Opens:
It had long been my intense wish to get to know the cradle of ancient Netherländic literature. [...] On 19 September 1837 I reached the Belgian border. I had no interest in the Walloon areas, which I had got to know during my student days in Bonn; all my curiosity was focused on old Brabant and Flanders. At the dawn of the next day I reached Louvain, and met many locals; I did not hear a word of Flemish. I went to the railway station, handed in my luggage and booked a ride to Mechelen; I did not hear a word of Flemish. I got into my carriage, surrounded by hundreds of people; I did not hear a word of Flemish. I arrived at Mechelen’s great square, a concourse for thousands of people from the four Belgian railroads that meet there: even here I did not hear a word of Flemish except the inquiries spoken, in vain, by myself. [...] not even the names of the towns! And yet I had read and heard that the Flemish population had kept a certain attachment to their native language! That evening I arrived in Gent; I received a cordial welcome from Willems. [...] He introduced me to various public associations in Gent and to the most eminent scholars in that city. My impression was confirmed that, while the native language, shamefully abandoned in public life and relegated to the domestic sphere, still has its friends and champions, the country as a whole, especially since the revolution of 1830, has been strongly frenchified. [...] In everything that has any public stature, French has infiltrated, only church sermons are still hed in Flemish [...]

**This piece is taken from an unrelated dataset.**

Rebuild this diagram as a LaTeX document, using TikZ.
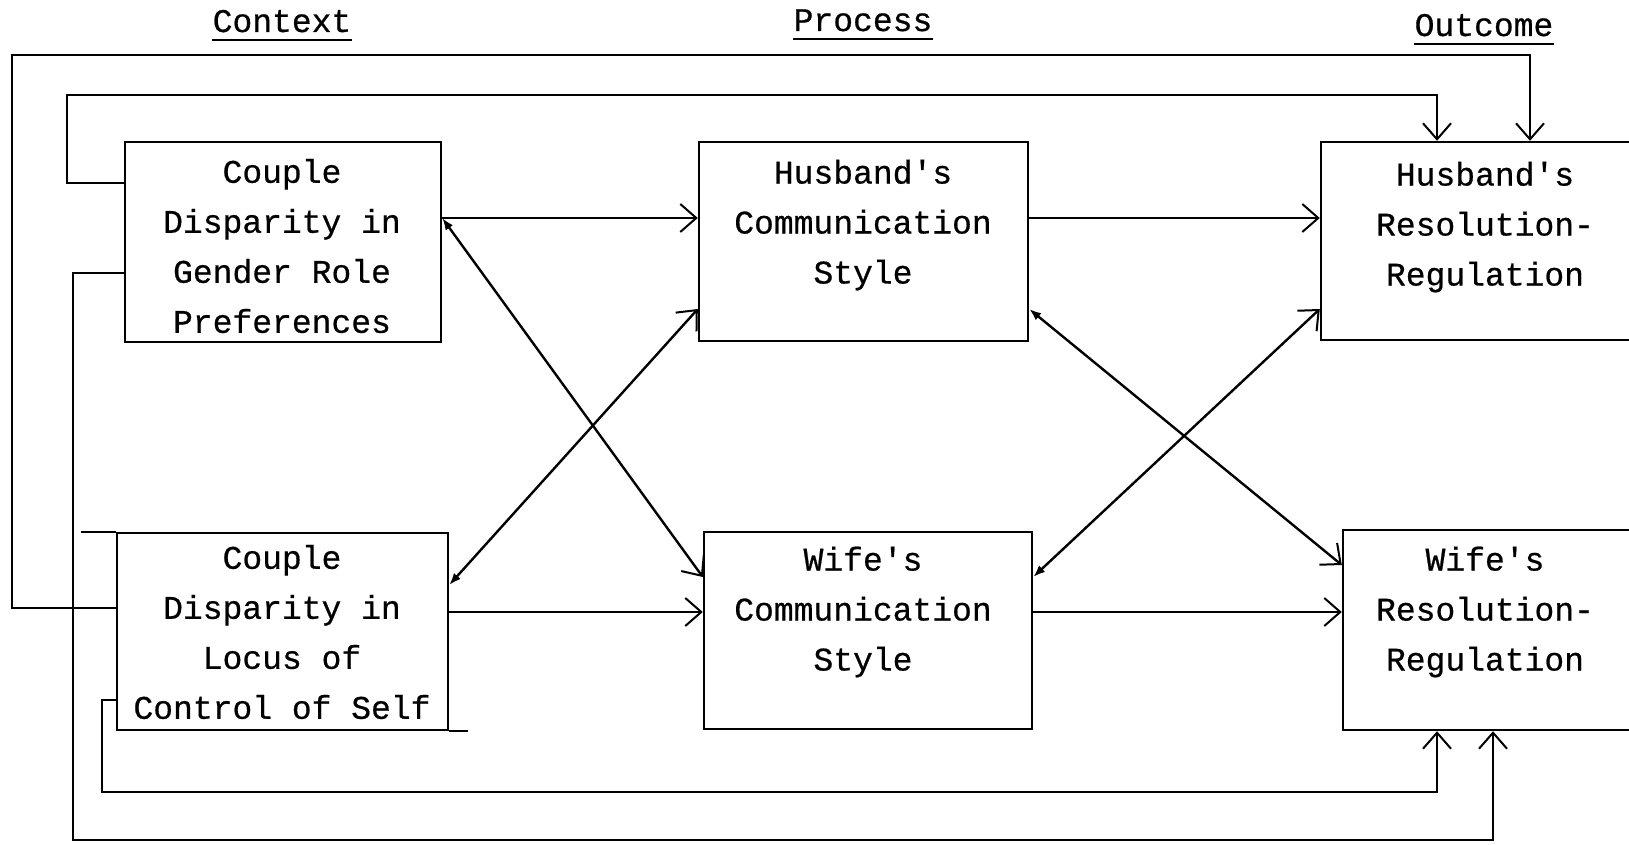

That is how I found the situation in Flanders and Brabant, and I must admit that it deeply pained me to see how the German, which still shows through in the essence and life of the Fleminglanders, is receding before the foreign influence. I saw this delightful, blessed land, with its many populous towns, its lively highways and railroads, its navigable rivers, its fertile corfields, its lush meadows, its trade, arts and commerce, I saw how a multitude of things are here at work to render a people content and happy – and even so I was pained to see how this land was torn away, is tearing itself away, from the great German national lineage.
The conclusion:
Fleminglandish is a Niederdeutsch language and conveys just like Plattdeutsch a familiarity and understanding of High German (Hochdeutsch). If German Belgium were to give up its own language and literature, then the High German language would have a more natural, and therefore more justified claim than that non-German, French language. If at some future date the educated classes of German Belgium were to speak and write High German, and to that extent take part in the German-language literary production, then this would not be a great marvel, any more than that ever since the 16th century the Nether-Germans in Germany’s northern lands (the lower Rhine, Westphalia, Lower Saxony) and on the hither shores of the Baltic Sea speak and write High German, and add their intellectual cooperation to German literature as much as the inhabitants of the regions where the Upland-German (Oberdeutsch) tongue is spoken, even though Niederdeutsch has remained their native tongue.